Starks was their on-again, off-again choice for most of that time, minus a few spells of Jonathan Scott. Tony Hills was brought in as a possible long-term project replacement that never got out of the garage.
Starks came back in 2011, before the team drafted Mike Adams presumably to start at left tackle at some point. That didn't happen, Starks started all 16 games, and Adams played a bit at right tackle.
He was replaced for the remainder of last season at right tackle.
It seems now Beachum will replace Adams now at left tackle for the remainder of this season. How he'll do or how the Steelers have found themselves in a position where a seventh-round pick outplays a second round pick from the same draft are equally profound questions without easy answers.

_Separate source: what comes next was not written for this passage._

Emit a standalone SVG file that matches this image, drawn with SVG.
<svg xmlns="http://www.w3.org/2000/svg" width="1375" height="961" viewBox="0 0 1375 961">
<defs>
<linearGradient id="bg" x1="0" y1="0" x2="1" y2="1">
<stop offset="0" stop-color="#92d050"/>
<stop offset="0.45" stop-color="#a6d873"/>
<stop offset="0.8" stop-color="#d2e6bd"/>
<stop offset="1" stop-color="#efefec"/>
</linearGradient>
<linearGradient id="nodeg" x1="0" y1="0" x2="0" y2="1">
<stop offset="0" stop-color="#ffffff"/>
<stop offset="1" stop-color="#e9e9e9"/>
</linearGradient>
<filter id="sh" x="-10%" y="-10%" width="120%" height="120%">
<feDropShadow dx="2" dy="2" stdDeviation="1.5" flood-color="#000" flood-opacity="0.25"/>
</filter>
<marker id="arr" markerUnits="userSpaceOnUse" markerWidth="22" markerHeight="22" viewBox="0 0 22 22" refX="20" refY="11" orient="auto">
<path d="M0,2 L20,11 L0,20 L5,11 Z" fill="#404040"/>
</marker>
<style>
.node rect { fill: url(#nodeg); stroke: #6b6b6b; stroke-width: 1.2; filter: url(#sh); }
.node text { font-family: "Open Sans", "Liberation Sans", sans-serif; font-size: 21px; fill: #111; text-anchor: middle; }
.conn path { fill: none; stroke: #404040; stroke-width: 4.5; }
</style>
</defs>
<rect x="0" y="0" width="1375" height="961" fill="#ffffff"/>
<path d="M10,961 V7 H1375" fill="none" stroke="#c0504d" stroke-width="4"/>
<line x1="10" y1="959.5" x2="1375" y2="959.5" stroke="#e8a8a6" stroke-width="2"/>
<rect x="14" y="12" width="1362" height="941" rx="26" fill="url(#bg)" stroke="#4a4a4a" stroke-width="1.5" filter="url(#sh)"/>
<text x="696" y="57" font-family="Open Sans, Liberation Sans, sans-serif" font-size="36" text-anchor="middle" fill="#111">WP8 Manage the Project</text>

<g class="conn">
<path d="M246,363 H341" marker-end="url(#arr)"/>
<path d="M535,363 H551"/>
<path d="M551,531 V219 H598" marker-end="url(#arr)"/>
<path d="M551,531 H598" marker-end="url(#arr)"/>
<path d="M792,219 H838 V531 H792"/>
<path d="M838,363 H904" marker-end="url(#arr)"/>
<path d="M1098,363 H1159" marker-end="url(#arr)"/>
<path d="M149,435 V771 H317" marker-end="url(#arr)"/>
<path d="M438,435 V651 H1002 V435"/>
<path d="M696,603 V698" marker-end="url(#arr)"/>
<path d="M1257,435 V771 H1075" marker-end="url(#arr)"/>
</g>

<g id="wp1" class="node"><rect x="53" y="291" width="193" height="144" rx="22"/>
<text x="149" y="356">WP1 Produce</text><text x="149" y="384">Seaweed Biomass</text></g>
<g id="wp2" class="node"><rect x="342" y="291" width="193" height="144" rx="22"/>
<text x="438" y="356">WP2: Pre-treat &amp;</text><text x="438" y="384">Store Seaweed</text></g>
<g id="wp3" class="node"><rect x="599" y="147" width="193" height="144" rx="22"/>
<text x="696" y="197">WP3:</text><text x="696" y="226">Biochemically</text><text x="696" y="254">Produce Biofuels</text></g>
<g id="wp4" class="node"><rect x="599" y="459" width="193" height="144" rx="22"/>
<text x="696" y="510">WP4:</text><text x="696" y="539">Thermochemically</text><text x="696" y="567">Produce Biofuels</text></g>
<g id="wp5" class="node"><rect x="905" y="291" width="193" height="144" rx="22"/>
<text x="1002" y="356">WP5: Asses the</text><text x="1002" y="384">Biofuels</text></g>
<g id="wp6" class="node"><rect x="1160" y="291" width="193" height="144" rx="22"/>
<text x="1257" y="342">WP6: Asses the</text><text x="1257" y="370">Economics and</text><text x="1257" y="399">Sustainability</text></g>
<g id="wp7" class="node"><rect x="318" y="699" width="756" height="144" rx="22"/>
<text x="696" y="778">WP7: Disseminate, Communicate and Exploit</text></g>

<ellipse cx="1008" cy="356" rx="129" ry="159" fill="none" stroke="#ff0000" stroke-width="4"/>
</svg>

Maybe it's an issue of the complexity of the scheme. The highly intelligent Beachum is picking up on it faster than Adams is. Does that create long-term stability?
Adams is physically gifted, and will continue to be the team's back-up at left tackle moving forward (yet another left tackle option was brought in, Levi Brown, but he was injured so severely in warm-ups, he won't play again this year).
If you're counting at home, that's one first-round pick on injured-reserve, one second-round pick on the bench and one seventh-round pick starting.
And if Beachum is indeed this team's optiom moving forward the rest of the year, the team has failed to develop a player taken approximately 150 spots higher than the guy they're now starting.
Beachum likes playing left tackle, according to Post-Gazette reporter Ed Bouchette. So there's that.
Sad part is, it's probably the right move. The Steelers are losing the battle and losing the war. But if Beachum is a long-term option, then so be it.
It's no longer about Adams, though. It's Beachum replacing the ghost of Max Starks - a player who's had some success against Baltimore's Terrell Suggs in the past. Beachum is getting thrown into the Sizzle Sunday, one week after having to handle the Jets' dominant defensive end, Muhammad Wilkerson.
Whether it's Beachum, Adams, Starks, Smith or any other Steelers' tackle, it seems likely the pressure off Ben Roethlisberger's left side will be heavy and running lanes will be closed quickly.
Behind it all sits the curious question of why the Steelers can't find a left tackle who can consistently play the position - or if Beachum works out, how they managed to start their future left tackle at tight end this year.